REQUIRED TASK — Skip the pictures. Reproduce all other material exactly.
--- Start of DATA SHOWN ---
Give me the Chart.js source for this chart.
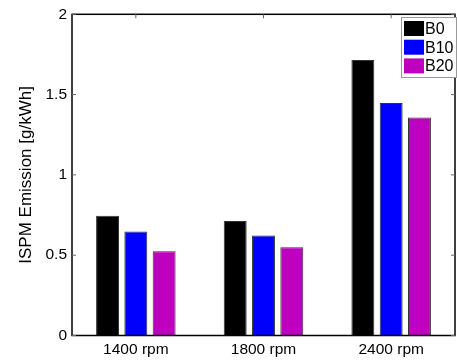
<!DOCTYPE html>
<html>
<head>
<meta charset="utf-8">
<script src="https://cdn.jsdelivr.net/npm/chart.js@4/dist/chart.umd.min.js"></script>
<style>
  html, body { margin: 0; padding: 0; background: #fff; }
  #wrap { width: 457px; height: 360px; }
</style>
</head>
<body>
<div id="wrap"><canvas id="chart" width="457" height="360"></canvas></div>
<script>
// chart data
const categories = ['1400 rpm', '1800 rpm', '2400 rpm'];
const seriesNames = ['B0', 'B10', 'B20'];
const b0Values = [0.746, 0.713, 1.716];
const b10Values = [0.647, 0.622, 1.447];
const b20Values = [0.525, 0.55, 1.357];
const yTicks = [0, 0.5, 1, 1.5, 2];

const colors = ['#000000', '#0000ff', '#bf00bf'];
const FONT = 'Liberation Sans, Arial, sans-serif';

// box outline, inward ticks and in-plot legend (MATLAB look)
const boxPlugin = {
  id: 'boxPlugin',
  afterDraw(chart) {
    const { ctx, chartArea: a, scales } = chart;
    ctx.save();
    ctx.strokeStyle = '#000';
    ctx.lineWidth = 1.5;
    ctx.strokeRect(a.left, a.top, a.right - a.left, a.bottom - a.top);

    ctx.lineWidth = 1;
    ctx.strokeStyle = '#666';
    yTicks.forEach(v => {
      const y = scales.y.getPixelForValue(v);
      ctx.beginPath();
      ctx.moveTo(a.left, y); ctx.lineTo(a.left + 4, y);
      ctx.moveTo(a.right, y); ctx.lineTo(a.right - 4, y);
      ctx.stroke();
    });
    categories.forEach((c, i) => {
      const x = scales.x.getPixelForValue(i);
      ctx.beginPath();
      ctx.moveTo(x, a.top); ctx.lineTo(x, a.top + 4);
      ctx.stroke();
    });

    // legend
    const lx = 401, ly = 17, lw = 55, lh = 60;
    ctx.fillStyle = '#fff';
    ctx.fillRect(lx, ly, lw, lh);
    ctx.strokeStyle = '#999';
    ctx.lineWidth = 1;
    ctx.strokeRect(lx + 0.5, ly + 0.5, lw, lh);
    ctx.font = '16px ' + FONT;
    ctx.textBaseline = 'middle';
    ctx.textAlign = 'left';
    chart.data.datasets.forEach((ds, i) => {
      const cy = ly + 11.5 + i * 18.7;
      ctx.fillStyle = ds.backgroundColor;
      ctx.fillRect(lx + 3, cy - 7.5, 20, 15);
      ctx.fillStyle = '#000';
      ctx.fillText(ds.label, lx + 24, cy + 1);
    });
    ctx.restore();
  }
};

const values = [b0Values, b10Values, b20Values];

new Chart(document.getElementById('chart'), {
  type: 'bar',
  data: {
    labels: categories,
    datasets: seriesNames.map((name, i) => ({
      label: name,
      data: values[i],
      backgroundColor: colors[i],
      borderColor: '#333',
      borderWidth: 1,
      categoryPercentage: 0.665,
      barPercentage: 0.81
    }))
  },
  options: {
    responsive: false,
    animation: false,
    layout: { padding: { top: 14, right: 2, left: 0, bottom: 0 } },
    plugins: {
      legend: { display: false },
      tooltip: { enabled: false }
    },
    scales: {
      x: {
        grid: { display: false, drawTicks: false },
        border: { display: false },
        ticks: {
          color: '#000',
          font: { size: 15.5, family: FONT },
          padding: 5
        },
        afterFit: s => { s.height = 24.5; }
      },
      y: {
        min: 0,
        max: 2,
        afterBuildTicks: s => { s.ticks = yTicks.map(v => ({ value: v })); },
        grid: { display: false, drawTicks: false },
        border: { display: false },
        ticks: {
          color: '#000',
          font: { size: 15.5, family: FONT },
          padding: 5,
          callback: v => String(v)
        },
        title: {
          display: true,
          text: 'ISPM Emission [g/kWh]',
          color: '#000',
          font: { size: 17, family: FONT },
          padding: { top: 16, bottom: 2 }
        },
        afterFit: s => { s.width = 72; }
      }
    }
  },
  plugins: [boxPlugin]
});
</script>
</body>
</html>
--- End of DATA SHOWN ---
THE RESULT —
Give me the Chart.js source for this chart.
<!DOCTYPE html>
<html>
<head>
<meta charset="utf-8">
<script src="https://cdn.jsdelivr.net/npm/chart.js@4/dist/chart.umd.min.js"></script>
<style>
  html, body { margin: 0; padding: 0; background: #fff; }
  #wrap { width: 457px; height: 360px; }
</style>
</head>
<body>
<div id="wrap"><canvas id="chart" width="457" height="360"></canvas></div>
<script>
// chart data
const categories = ['1400 rpm', '1800 rpm', '2400 rpm'];
const seriesNames = ['B0', 'B10', 'B20'];
const b0Values = [0.746, 0.713, 1.716];
const b10Values = [0.647, 0.622, 1.447];
const b20Values = [0.525, 0.55, 1.357];
const yTicks = [0, 0.5, 1, 1.5, 2];

const colors = ['#000000', '#0000ff', '#bf00bf'];
const FONT = 'Liberation Sans, Arial, sans-serif';

// box outline, inward ticks and in-plot legend (MATLAB look)
const boxPlugin = {
  id: 'boxPlugin',
  afterDraw(chart) {
    const { ctx, chartArea: a, scales } = chart;
    ctx.save();
    ctx.strokeStyle = '#000';
    ctx.lineWidth = 1.5;
    ctx.strokeRect(a.left, a.top, a.right - a.left, a.bottom - a.top);

    ctx.lineWidth = 1;
    ctx.strokeStyle = '#666';
    yTicks.forEach(v => {
      const y = scales.y.getPixelForValue(v);
      ctx.beginPath();
      ctx.moveTo(a.left, y); ctx.lineTo(a.left + 4, y);
      ctx.moveTo(a.right, y); ctx.lineTo(a.right - 4, y);
      ctx.stroke();
    });
    categories.forEach((c, i) => {
      const x = scales.x.getPixelForValue(i);
      ctx.beginPath();
      ctx.moveTo(x, a.top); ctx.lineTo(x, a.top + 4);
      ctx.stroke();
    });

    // legend
    const lx = 401, ly = 17, lw = 55, lh = 60;
    ctx.fillStyle = '#fff';
    ctx.fillRect(lx, ly, lw, lh);
    ctx.strokeStyle = '#999';
    ctx.lineWidth = 1;
    ctx.strokeRect(lx + 0.5, ly + 0.5, lw, lh);
    ctx.font = '16px ' + FONT;
    ctx.textBaseline = 'middle';
    ctx.textAlign = 'left';
    chart.data.datasets.forEach((ds, i) => {
      const cy = ly + 11.5 + i * 18.7;
      ctx.fillStyle = ds.backgroundColor;
      ctx.fillRect(lx + 3, cy - 7.5, 20, 15);
      ctx.fillStyle = '#000';
      ctx.fillText(ds.label, lx + 24, cy + 1);
    });
    ctx.restore();
  }
};

const values = [b0Values, b10Values, b20Values];

new Chart(document.getElementById('chart'), {
  type: 'bar',
  data: {
    labels: categories,
    datasets: seriesNames.map((name, i) => ({
      label: name,
      data: values[i],
      backgroundColor: colors[i],
      borderColor: '#333',
      borderWidth: 1,
      categoryPercentage: 0.665,
      barPercentage: 0.81
    }))
  },
  options: {
    responsive: false,
    animation: false,
    layout: { padding: { top: 14, right: 2, left: 0, bottom: 0 } },
    plugins: {
      legend: { display: false },
      tooltip: { enabled: false }
    },
    scales: {
      x: {
        grid: { display: false, drawTicks: false },
        border: { display: false },
        ticks: {
          color: '#000',
          font: { size: 15.5, family: FONT },
          padding: 5
        },
        afterFit: s => { s.height = 24.5; }
      },
      y: {
        min: 0,
        max: 2,
        afterBuildTicks: s => { s.ticks = yTicks.map(v => ({ value: v })); },
        grid: { display: false, drawTicks: false },
        border: { display: false },
        ticks: {
          color: '#000',
          font: { size: 15.5, family: FONT },
          padding: 5,
          callback: v => String(v)
        },
        title: {
          display: true,
          text: 'ISPM Emission [g/kWh]',
          color: '#000',
          font: { size: 17, family: FONT },
          padding: { top: 16, bottom: 2 }
        },
        afterFit: s => { s.width = 72; }
      }
    }
  },
  plugins: [boxPlugin]
});
</script>
</body>
</html>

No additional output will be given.